So now we’re both doped up. As Elihu finished his round of nebulizer, he weakly jabbed his finger towards the ceiling. “You’re feeling high?” I asked. He smiled and nodded groggily. It’s not a good high mind you – from what Elihu tells me it feels strange; his whole body tingles and he feels a little disconnected. He doesn’t like it, yet he doesn’t hate it as it signals relief – and perhaps sleep – to come. A few minutes have passed and now he’s out, and I too am feeling I’m on the way. Geez. And it is the first saturday of our long weekend. The weather had started out fine today. We’d so much planned; we were to move our fifteen large chicks from the basement to the coop today. It was to have been a big day. Now it will be a sleepy, bed-ridden day instead.

It’s starting to get cloudy and looks like rain. Maybe this isn’t such a bad day to be in bed. Off to nap. I hope when we wake we will find ourselves restored and ready for our homestead chores.

Drummer, Different

What is it, I wonder to myself, trying to pinpoint it exactly, in definite and concrete examples, that makes my son so different from his peers? The most obvious thing one might cite, the dark red glasses, are off the list from the start. That’s not it at all, it’s something else. I think back on my interactions with his peers. Once and a while one will stand out, one of many will have a similar ‘thing’ to my son; the only way I can articulate it at the moment is, they ‘get it’. Get what? And am I not sounding a bit of a snob here? Yeah, I admit that, I am sometimes a snob. But that’s not it right now either. Elihu is different; I think anyone would agree. Just what is at the essence of this difference? Might I make a list of some sort for myself? Would that help? I need to understand this better…

I sometimes feel a tinge of sorrow that Elihu is so thoughtful and aware of things in his world. There’s a hint of adult, of peer, in him that sets him apart. And because of this I sometimes miss his truly early years – the first three, I’d say – when he was really and truly a baby. Then I knew unquestionably what he was. Then at least there was no doubt, I knew where I stood. I knew where he stood. Lest I fret too much over this, I’m reminded by things he’ll say or do, ways he’ll act (see tantrums and laundry!) that do in fact tell me that he is still a young boy. Yet somehow, in some way that I’m struggling here to identify for myself, he is no longer a child. How can I say this? He is, yes, he is a kid, and yet, not…
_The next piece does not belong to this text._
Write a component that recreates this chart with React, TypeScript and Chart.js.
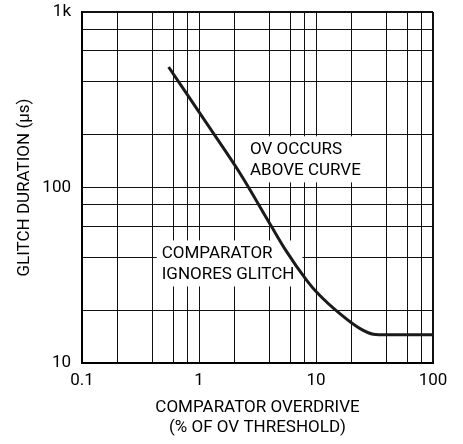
import { useEffect, useRef } from 'react';
import { Chart, registerables } from 'chart.js';

Chart.register(...registerables);
Chart.defaults.font.family = 'Roboto, sans-serif';
Chart.defaults.color = '#000';

// curve: glitch duration (µs) vs comparator overdrive (% of OV threshold)
const overdrive = [0.55, 1.24, 2.24, 4.18, 5.5, 8.33, 10.1, 16, 23.8, 30.9, 40, 100];
const glitchDuration = [486, 218, 120.5, 59.7, 44, 29.6, 25.4, 19.1, 15.7, 14.6, 14.5, 14.5];

// grid lines and labelled ticks
const xGridValues = [0.1, 0.2, 0.4, 0.6, 0.8, 1, 2, 4, 6, 8, 10, 20, 40, 60, 80, 100];
const yGridValues = [10, 20, 40, 60, 80, 100, 200, 400, 600, 800, 1000];
const xLabelValues = [0.1, 1, 10, 100];
const xLabels = ['0.1', '1', '10', '100'];
const yLabelValues = [10, 100, 1000];
const yLabels = ['10', '100', '1k'];

// notes inside the plot (anchor = left edge / first line, in data units)
const noteLines = [
  ['OV OCCURS', 'ABOVE CURVE'],
  ['COMPARATOR', 'IGNORES GLITCH'],
];
const noteX = [2.73, 0.48];
const noteY = [165, 42.1];

const notesPlugin = {
  id: 'notes',
  beforeDatasetsDraw(chart: any) {
    const { ctx, scales } = chart;
    ctx.save();
    ctx.font = '17px Roboto, sans-serif';
    ctx.textBaseline = 'middle';
    ctx.textAlign = 'left';
    noteLines.forEach((lines, i) => {
      const left = scales.x.getPixelForValue(noteX[i]);
      const top = scales.y.getPixelForValue(noteY[i]);
      const w = Math.max(...lines.map((l) => ctx.measureText(l).width));
      ctx.fillStyle = '#fff';
      ctx.fillRect(left - 5, top - 13, w + 13, (lines.length - 1) * 21 + 25);
      ctx.fillStyle = '#000';
      lines.forEach((l, j) => ctx.fillText(l, left, top + j * 21));
    });
    ctx.restore();
  },
};

export default function App() {
  const canvasRef = useRef<HTMLCanvasElement>(null);

  useEffect(() => {
    if (!canvasRef.current) return;
    const chart = new Chart(canvasRef.current, {
      type: 'line',
      data: {
        datasets: [
          {
            data: overdrive.map((v, i) => ({ x: v, y: glitchDuration[i] })),
            borderColor: '#1a1a1a',
            borderWidth: 3,
            pointRadius: 0,
            cubicInterpolationMode: 'monotone',
            fill: false,
          },
        ],
      },
      options: {
        animation: false,
        responsive: true,
        maintainAspectRatio: false,
        layout: { padding: { top: 12, right: 30, left: 0, bottom: 0 } },
        plugins: {
          legend: { display: false },
          tooltip: { enabled: false },
        },
        scales: {
          x: {
            type: 'logarithmic',
            min: 0.1,
            max: 100,
            afterBuildTicks: (s: any) => {
              s.ticks = xGridValues.map((v) => ({ value: v }));
            },
            afterFit: (s: any) => {
              s.height = 81;
              s.paddingLeft = 0;
              s.paddingRight = 0;
            },
            ticks: {
              autoSkip: false,
              maxRotation: 0,
              padding: 8,
              font: { size: 17 },
              callback: (v: any) => {
                const k = xLabelValues.indexOf(v);
                return k >= 0 ? xLabels[k] : '';
              },
            },
            grid: {
              color: '#111',
              lineWidth: (c: any) => (c.tick && c.tick.value === 100 ? 2 : 1),
              drawTicks: false,
            },
            border: { color: '#000', width: 2 },
            title: {
              display: true,
              text: ['COMPARATOR OVERDRIVE', '(% OF OV THRESHOLD)'],
              font: { size: 17, lineHeight: 1.18 },
              padding: { top: 0, bottom: 6 },
            },
          },
          y: {
            type: 'logarithmic',
            min: 10,
            max: 1000,
            afterBuildTicks: (s: any) => {
              s.ticks = yGridValues.map((v) => ({ value: v }));
            },
            afterFit: (s: any) => {
              s.width = 82;
              s.paddingTop = 0;
              s.paddingBottom = 0;
            },
            ticks: {
              autoSkip: false,
              padding: 11,
              font: { size: 17 },
              callback: (v: any) => {
                const k = yLabelValues.indexOf(v);
                return k >= 0 ? yLabels[k] : '';
              },
            },
            grid: {
              color: '#111',
              lineWidth: (c: any) => (c.tick && c.tick.value === 1000 ? 2 : 1),
              drawTicks: false,
            },
            border: { color: '#000', width: 2 },
            title: {
              display: true,
              text: 'GLITCH DURATION (μs)',
              font: { size: 17 },
              padding: { top: 15, bottom: 0 },
            },
          },
        },
      },
      plugins: [notesPlugin],
    } as any);

    return () => {
      chart.destroy();
    };
  }, []);

  return (
    <div style={{ position: 'absolute', left: 0, top: 0, width: 463, height: 444, background: '#fff' }}>
      <canvas ref={canvasRef}></canvas>
    </div>
  );
}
And as for a tiny child’s adoration? Well, although my child is no longer small, I’m lucky to get that daily. In fact, it’s really one of the things that keeps me going. I can’t imagine being a mother to an autistic child who never hugged, kissed, told their mother they loved them. Truly, my heart goes out to these moms who must long for those moments with every cell in their body… I am grateful to the skies for what my son bestows upon me. When I come in to wake him each morning (or, well, nearly each morning!) he always insists I stay to snuggle. This means that we just lay together on the bed for a few moments, usually with arms or sides touching. Sometimes we hug, sometimes not. It’s just a comfortable moment in the covers, in which we simply take in being here, being together. Sometimes we talk, sometimes not. It’s just about connecting.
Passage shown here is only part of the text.